## Records for this task
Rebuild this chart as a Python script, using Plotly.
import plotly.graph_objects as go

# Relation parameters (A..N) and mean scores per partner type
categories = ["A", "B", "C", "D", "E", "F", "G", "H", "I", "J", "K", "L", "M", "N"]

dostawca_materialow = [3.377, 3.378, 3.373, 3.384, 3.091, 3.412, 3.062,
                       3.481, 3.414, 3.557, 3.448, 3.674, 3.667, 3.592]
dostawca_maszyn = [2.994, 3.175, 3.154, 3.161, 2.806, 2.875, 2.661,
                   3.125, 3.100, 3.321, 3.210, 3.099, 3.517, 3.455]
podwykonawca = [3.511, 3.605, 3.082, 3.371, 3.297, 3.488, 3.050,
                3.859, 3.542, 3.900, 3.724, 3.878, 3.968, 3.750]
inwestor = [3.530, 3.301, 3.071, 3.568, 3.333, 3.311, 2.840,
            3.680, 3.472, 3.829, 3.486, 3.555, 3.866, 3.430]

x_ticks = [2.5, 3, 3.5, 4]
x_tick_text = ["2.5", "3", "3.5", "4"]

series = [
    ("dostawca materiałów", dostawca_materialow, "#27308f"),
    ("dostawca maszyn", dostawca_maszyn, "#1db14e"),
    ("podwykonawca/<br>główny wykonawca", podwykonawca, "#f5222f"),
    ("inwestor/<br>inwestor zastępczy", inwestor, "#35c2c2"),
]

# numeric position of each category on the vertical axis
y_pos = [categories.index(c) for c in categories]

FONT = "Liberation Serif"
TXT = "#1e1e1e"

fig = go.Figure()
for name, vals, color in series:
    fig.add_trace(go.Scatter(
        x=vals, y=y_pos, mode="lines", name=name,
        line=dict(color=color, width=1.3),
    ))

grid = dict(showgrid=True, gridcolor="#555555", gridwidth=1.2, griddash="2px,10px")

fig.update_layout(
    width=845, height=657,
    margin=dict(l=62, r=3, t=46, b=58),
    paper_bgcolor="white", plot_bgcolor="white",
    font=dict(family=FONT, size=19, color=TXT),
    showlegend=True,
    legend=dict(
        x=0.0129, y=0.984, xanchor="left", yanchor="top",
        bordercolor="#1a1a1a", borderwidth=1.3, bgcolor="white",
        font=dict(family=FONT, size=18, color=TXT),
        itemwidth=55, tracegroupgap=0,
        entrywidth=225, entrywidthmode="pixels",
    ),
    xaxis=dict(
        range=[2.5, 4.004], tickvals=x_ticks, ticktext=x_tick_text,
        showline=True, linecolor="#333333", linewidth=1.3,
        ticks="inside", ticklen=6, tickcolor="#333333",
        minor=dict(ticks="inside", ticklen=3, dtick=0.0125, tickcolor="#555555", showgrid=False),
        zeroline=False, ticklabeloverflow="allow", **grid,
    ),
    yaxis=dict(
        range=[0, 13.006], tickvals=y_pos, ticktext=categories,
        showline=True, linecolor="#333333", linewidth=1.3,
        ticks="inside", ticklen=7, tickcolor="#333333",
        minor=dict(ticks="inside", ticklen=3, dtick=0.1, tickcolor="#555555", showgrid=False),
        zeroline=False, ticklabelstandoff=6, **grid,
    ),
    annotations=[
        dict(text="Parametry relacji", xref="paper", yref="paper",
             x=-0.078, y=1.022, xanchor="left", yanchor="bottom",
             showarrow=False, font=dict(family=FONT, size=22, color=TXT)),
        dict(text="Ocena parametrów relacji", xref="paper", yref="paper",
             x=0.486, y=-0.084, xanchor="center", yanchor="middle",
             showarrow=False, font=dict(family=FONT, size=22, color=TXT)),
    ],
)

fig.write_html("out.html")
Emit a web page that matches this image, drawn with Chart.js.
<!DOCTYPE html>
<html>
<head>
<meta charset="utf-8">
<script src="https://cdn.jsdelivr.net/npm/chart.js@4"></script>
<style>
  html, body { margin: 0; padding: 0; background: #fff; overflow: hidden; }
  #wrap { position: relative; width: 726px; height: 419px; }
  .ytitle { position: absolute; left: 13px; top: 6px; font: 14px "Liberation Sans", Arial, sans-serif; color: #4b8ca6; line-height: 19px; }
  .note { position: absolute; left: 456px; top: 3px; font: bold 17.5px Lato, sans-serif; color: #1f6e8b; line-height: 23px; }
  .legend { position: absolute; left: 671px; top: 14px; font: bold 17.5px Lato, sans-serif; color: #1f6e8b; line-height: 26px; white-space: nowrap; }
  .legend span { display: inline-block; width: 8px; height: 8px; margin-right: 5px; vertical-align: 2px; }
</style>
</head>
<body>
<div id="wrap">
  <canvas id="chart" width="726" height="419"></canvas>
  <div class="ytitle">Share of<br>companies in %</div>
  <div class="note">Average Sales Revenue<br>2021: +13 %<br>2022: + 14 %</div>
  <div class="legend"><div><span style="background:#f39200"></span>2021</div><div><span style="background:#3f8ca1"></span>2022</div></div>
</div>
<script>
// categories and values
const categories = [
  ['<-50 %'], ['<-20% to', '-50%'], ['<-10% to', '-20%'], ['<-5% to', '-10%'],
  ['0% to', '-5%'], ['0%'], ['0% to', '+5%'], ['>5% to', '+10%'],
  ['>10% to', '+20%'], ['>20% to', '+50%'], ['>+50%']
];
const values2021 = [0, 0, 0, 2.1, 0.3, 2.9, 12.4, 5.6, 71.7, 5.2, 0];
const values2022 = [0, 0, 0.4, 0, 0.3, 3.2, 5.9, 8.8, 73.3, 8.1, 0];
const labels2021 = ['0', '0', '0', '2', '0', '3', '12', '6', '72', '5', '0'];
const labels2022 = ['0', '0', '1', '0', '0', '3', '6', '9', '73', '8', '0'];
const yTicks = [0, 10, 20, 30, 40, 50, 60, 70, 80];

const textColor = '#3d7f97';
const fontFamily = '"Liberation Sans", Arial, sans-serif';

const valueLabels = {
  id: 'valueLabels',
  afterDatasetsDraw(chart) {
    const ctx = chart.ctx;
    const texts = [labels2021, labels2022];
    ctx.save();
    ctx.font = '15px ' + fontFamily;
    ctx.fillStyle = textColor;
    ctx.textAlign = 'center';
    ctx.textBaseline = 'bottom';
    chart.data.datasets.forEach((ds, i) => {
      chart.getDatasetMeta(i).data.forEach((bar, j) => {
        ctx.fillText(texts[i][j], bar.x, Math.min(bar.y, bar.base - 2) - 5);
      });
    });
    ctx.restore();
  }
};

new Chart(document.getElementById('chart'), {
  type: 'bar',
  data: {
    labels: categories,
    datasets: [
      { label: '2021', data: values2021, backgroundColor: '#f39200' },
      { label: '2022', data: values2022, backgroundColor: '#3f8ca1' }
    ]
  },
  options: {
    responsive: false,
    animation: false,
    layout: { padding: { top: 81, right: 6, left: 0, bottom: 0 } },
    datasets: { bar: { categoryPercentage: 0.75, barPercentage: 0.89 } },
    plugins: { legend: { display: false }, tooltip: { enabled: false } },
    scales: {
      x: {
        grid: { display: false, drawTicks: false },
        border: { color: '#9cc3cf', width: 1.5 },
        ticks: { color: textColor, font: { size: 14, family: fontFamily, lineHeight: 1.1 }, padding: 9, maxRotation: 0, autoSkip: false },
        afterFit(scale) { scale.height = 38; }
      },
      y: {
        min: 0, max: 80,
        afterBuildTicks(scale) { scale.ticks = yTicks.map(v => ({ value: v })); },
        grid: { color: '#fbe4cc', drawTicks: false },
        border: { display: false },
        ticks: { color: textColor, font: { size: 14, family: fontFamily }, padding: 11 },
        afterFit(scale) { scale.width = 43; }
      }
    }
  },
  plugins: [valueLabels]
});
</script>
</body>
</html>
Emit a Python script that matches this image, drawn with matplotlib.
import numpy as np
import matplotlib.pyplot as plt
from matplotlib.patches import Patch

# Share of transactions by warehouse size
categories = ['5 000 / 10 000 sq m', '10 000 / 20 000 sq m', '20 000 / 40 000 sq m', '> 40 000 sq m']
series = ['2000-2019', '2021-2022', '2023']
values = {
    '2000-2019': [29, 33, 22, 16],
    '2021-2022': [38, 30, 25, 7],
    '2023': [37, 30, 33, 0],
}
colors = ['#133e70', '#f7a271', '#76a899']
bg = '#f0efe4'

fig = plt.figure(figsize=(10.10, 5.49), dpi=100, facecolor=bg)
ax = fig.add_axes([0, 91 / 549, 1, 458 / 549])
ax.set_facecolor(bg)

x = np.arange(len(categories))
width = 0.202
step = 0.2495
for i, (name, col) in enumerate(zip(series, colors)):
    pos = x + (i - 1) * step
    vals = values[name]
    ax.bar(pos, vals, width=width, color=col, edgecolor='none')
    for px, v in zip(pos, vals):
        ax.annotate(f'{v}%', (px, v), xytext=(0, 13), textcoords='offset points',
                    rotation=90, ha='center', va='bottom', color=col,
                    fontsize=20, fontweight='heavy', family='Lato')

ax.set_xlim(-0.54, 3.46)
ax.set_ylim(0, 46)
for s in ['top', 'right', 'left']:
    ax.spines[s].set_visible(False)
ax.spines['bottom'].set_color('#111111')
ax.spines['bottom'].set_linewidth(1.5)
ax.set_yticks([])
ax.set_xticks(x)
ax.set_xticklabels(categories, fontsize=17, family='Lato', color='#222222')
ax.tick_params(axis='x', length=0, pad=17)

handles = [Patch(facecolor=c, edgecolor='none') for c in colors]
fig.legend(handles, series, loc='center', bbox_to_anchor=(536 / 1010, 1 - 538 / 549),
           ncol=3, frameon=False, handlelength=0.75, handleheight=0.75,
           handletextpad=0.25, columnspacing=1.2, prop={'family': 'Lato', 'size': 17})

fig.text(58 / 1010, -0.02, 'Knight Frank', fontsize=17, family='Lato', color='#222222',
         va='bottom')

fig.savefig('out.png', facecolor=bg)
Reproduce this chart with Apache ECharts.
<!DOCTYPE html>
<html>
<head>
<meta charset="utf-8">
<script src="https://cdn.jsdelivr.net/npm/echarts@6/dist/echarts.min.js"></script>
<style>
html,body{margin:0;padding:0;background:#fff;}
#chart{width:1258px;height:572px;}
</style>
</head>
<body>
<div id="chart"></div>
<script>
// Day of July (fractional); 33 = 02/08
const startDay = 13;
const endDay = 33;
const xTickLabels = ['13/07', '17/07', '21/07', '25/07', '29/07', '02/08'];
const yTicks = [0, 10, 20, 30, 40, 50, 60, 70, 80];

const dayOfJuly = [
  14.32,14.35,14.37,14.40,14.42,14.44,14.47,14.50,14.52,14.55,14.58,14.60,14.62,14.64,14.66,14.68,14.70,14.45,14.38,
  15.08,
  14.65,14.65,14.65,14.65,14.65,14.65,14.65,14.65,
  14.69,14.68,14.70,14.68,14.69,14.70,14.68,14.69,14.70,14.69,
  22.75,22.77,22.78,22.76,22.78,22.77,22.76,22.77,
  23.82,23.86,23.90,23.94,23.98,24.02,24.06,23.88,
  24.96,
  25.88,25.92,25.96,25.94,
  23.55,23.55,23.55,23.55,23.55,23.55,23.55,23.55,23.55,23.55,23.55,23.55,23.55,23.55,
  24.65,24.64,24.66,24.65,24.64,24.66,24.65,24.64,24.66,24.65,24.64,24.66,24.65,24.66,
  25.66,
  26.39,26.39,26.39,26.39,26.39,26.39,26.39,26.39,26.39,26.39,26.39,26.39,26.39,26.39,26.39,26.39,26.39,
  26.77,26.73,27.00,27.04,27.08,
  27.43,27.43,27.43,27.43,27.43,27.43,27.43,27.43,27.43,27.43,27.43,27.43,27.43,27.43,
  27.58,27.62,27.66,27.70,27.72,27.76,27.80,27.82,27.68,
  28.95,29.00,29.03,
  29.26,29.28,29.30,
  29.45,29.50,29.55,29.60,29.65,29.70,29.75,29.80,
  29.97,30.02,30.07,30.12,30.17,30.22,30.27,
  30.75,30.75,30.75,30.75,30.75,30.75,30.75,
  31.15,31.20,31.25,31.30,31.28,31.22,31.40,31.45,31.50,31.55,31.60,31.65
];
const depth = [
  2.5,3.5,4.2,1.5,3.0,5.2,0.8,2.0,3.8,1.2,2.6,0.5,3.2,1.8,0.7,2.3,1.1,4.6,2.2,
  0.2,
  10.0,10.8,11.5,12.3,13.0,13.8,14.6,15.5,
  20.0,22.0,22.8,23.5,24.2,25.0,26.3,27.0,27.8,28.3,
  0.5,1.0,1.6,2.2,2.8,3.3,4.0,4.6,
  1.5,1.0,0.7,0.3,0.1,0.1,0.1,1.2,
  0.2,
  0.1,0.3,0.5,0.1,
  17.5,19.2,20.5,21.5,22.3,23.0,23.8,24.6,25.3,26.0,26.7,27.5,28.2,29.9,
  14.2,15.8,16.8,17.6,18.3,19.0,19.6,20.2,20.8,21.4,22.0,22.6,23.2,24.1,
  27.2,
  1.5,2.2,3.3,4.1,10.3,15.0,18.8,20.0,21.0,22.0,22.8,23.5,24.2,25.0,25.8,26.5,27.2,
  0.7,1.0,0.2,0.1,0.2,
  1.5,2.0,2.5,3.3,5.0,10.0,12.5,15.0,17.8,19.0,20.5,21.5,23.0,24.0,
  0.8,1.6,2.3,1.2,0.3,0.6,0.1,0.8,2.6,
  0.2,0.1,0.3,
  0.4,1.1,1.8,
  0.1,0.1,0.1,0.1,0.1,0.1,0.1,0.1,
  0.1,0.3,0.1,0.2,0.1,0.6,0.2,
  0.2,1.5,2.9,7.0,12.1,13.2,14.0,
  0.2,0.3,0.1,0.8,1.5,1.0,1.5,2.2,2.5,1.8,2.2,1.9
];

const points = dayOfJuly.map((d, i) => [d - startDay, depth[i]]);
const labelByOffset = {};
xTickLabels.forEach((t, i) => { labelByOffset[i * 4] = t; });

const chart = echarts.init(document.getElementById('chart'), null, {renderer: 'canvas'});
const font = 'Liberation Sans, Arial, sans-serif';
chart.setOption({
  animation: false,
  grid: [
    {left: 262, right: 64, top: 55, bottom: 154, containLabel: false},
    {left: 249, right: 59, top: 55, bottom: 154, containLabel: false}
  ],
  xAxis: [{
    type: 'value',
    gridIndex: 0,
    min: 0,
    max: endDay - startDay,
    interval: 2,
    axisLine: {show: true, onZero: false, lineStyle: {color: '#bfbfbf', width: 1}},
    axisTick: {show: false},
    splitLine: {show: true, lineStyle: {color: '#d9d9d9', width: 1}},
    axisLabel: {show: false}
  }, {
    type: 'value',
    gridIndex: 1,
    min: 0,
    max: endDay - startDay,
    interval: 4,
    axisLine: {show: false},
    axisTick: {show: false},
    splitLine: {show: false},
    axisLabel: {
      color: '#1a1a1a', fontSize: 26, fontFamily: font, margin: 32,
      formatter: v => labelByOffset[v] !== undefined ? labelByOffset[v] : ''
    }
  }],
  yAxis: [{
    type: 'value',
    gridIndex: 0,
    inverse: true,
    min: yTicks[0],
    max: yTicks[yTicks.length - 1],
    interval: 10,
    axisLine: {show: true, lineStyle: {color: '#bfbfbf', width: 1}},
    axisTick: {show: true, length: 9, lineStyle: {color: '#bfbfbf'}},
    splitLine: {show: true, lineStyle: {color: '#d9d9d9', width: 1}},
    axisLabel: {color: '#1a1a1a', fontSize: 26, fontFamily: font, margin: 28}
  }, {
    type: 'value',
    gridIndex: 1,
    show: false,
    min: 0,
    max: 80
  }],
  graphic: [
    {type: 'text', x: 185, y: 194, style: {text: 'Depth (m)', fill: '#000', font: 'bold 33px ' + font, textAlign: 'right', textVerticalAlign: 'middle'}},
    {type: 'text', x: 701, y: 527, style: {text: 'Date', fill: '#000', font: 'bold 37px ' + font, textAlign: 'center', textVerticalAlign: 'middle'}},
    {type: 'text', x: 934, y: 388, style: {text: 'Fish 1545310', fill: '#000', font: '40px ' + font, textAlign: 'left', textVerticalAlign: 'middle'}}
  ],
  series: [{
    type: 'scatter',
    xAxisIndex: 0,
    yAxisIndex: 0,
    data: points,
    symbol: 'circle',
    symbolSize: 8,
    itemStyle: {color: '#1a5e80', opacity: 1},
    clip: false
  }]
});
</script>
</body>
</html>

## Requirements
Nothing but the lines from the line that contains "Emit a Python" through the line that contains "ax.set_facecolor(bg)" should be given again, each exactly as it stands, both ends included.

## Exercise output
Emit a Python script that matches this image, drawn with matplotlib.
import numpy as np
import matplotlib.pyplot as plt
from matplotlib.patches import Patch

# Share of transactions by warehouse size
categories = ['5 000 / 10 000 sq m', '10 000 / 20 000 sq m', '20 000 / 40 000 sq m', '> 40 000 sq m']
series = ['2000-2019', '2021-2022', '2023']
values = {
    '2000-2019': [29, 33, 22, 16],
    '2021-2022': [38, 30, 25, 7],
    '2023': [37, 30, 33, 0],
}
colors = ['#133e70', '#f7a271', '#76a899']
bg = '#f0efe4'

fig = plt.figure(figsize=(10.10, 5.49), dpi=100, facecolor=bg)
ax = fig.add_axes([0, 91 / 549, 1, 458 / 549])
ax.set_facecolor(bg)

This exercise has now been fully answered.